Contributing to the backlog was the strike at the Port of Montreal, which is traditionally Canada’s busiest Atlantic seaboard container port. In late July, longshoremen staged a four-day walkabout in Montreal, and then in August, the port was crippled by a two-week strike by the Canadian Union of Public Employees (CUPE) against their employer the Maritime Employers Association (MEA) to call attention to its working conditions and lack of a contract for the past 18-months. Carriers had begun diverting ships from Montreal to Halifax even before the strike began. 

When work resumed at the terminals in Montreal during the third week of August, officials predicted it would take between two and four weeks to catch up. Six weeks later, dealing with the increased flow of containers experienced in recent weeks, the Port of Halifax is still working to clear the backlog.

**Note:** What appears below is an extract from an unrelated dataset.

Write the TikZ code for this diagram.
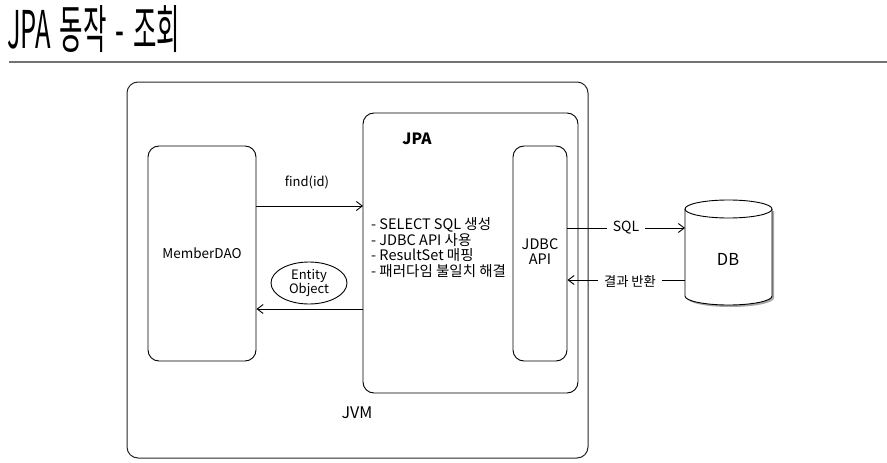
\documentclass[tikz,border=0pt]{standalone}
\usepackage{fontspec}
\setmainfont{Noto Sans CJK KR}
\usetikzlibrary{arrows.meta,shapes.geometric,calc}
\begin{document}
\begin{tikzpicture}[x=1pt,y=-1pt,
  box/.style={draw=black,line width=0.9pt,rounded corners=11pt},
  txt/.style={font=\fontsize{13}{15}\selectfont,inner sep=0pt},
  arr/.style={line width=0.9pt,-{Straight Barb[length=6pt,width=9pt]}},
  ln/.style={line width=0.9pt}]
\useasboundingbox (0,0) rectangle (887,463);
% title
\node[anchor=base west,inner sep=0pt,font=\fontsize{52}{56}\selectfont] (title) at (7,48) {\scalebox{0.49}[1]{JPA\hspace{0.35em}동작\hspace{0.35em}-\hspace{0.35em}조회}};
\draw[line width=1.6pt,draw=black!55] (9,62) coordinate (r1) -- (887,62) coordinate (r2);
% boxes
\draw[box,draw=black!85,line width=1pt] (127,82) rectangle (588,458);
\node[txt,font=\fontsize{16}{18}\selectfont] (jvm) at (357,413) {JVM};
\draw[box] (363,113) rectangle (578,393);
\node[txt,font=\fontsize{15.5}{17}\selectfont\bfseries] (jpa) at (417,139) {JPA};
\node[box,minimum width=108pt,minimum height=215pt,inner sep=0pt] (dao) at (202,253.5) {};
\node[txt,font=\fontsize{13.5}{15}\selectfont] (daolbl) at (202,253) {MemberDAO};
\node[box,minimum width=54pt,minimum height=215pt,inner sep=0pt] (jdbc) at (540,253.5) {};
\node[txt,align=center,font=\fontsize{14.5}{15}\selectfont] (jdbclbl) at (540,252) {JDBC\\API};
\coordinate (jpaL1) at (363,206);
\coordinate (jpaL2) at (363,309);
% list
\node[txt,anchor=west,align=left,font=\fontsize{14.5}{15.6}\selectfont] (list) at (371,247.5) {- SELECT SQL 생성\\- JDBC API 사용\\- ResultSet 매핑\\- 패러다임 불일치 해결};
% arrows dao <-> jpa
\node[txt] (find) at (307,182) {find(id)};
\draw[arr] (dao.east |- jpaL1) -- (jpaL1);
\draw[arr] (jpaL2) -- (dao.east |- jpaL2);
\node[draw,ellipse,line width=0.9pt,minimum width=76pt,minimum height=42pt,inner sep=0pt,align=center,font=\fontsize{13}{14}\selectfont] (ent) at (309,283) {Entity\\Object};
% DB cylinder with light shadow
\fill[black!35] (687,211) -- (687,298) arc[start angle=180,end angle=0,x radius=43.5,y radius=9] -- (774,211) -- cycle;
\draw[ln,fill=white] (685,209) -- (685,296) arc[start angle=180,end angle=0,x radius=43.5,y radius=9] -- (772,209) arc[start angle=0,end angle=-180,x radius=43.5,y radius=9] -- cycle;
\draw[ln] (685,209) arc[start angle=180,end angle=0,x radius=43.5,y radius=9];
\node[txt,font=\fontsize{16.5}{18}\selectfont] (db) at (728,259) {DB};
\coordinate (dbS) at (685,228);
\coordinate (dbR) at (685,280);
% SQL arrows
\node[txt,fill=white,inner xsep=6pt,font=\fontsize{14}{16}\selectfont] (sql) at (626,228) {SQL};
\node[txt,fill=white,inner xsep=6pt,font=\fontsize{13.3}{15}\selectfont] (res) at (630,281) {결과 반환};
\draw[ln] (jdbc.east |- dbS) -- (sql.west);
\draw[arr] (sql.east) -- (dbS);
\draw[ln] (dbR) -- (res.east |- dbR);
\draw[arr] (res.west |- dbR) -- (jdbc.east |- dbR);
\end{tikzpicture}
\end{document}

Adding to the challenge has been the increased traffic into the Port of Halifax. For example, in September Halifax saw the first calls of two of the largest container ships to ever arrive in Canada. The CMA CGM Group’s CMA CGM Brazil and CGM CMA Panama, each with a carrying capacity of 15,072 TEU, made calls in the port as part of their regular service to South Asia.  

Halifax reports that vessels due from carriers MSC and Hapag-Lloyd will likely clear away most of the delayed containers and get it to their destinations. The MSC Weser, a 2524 TEU vessel, called at Halifax on October 4 and was able to reduce the backlog significantly taking containers to Montreal. The Hapag vessel will call at the port next Monday, October 12, and carry containers to Quebec. Also, CN Rail has been working to assist in clearing the backlog increasing the numbers of containers moving by rail from the port.

The Halifax spokesperson admitted to CBC that it has been a frustrating time all along the supply chain, but they are confident that things are getting back to normal for shippers.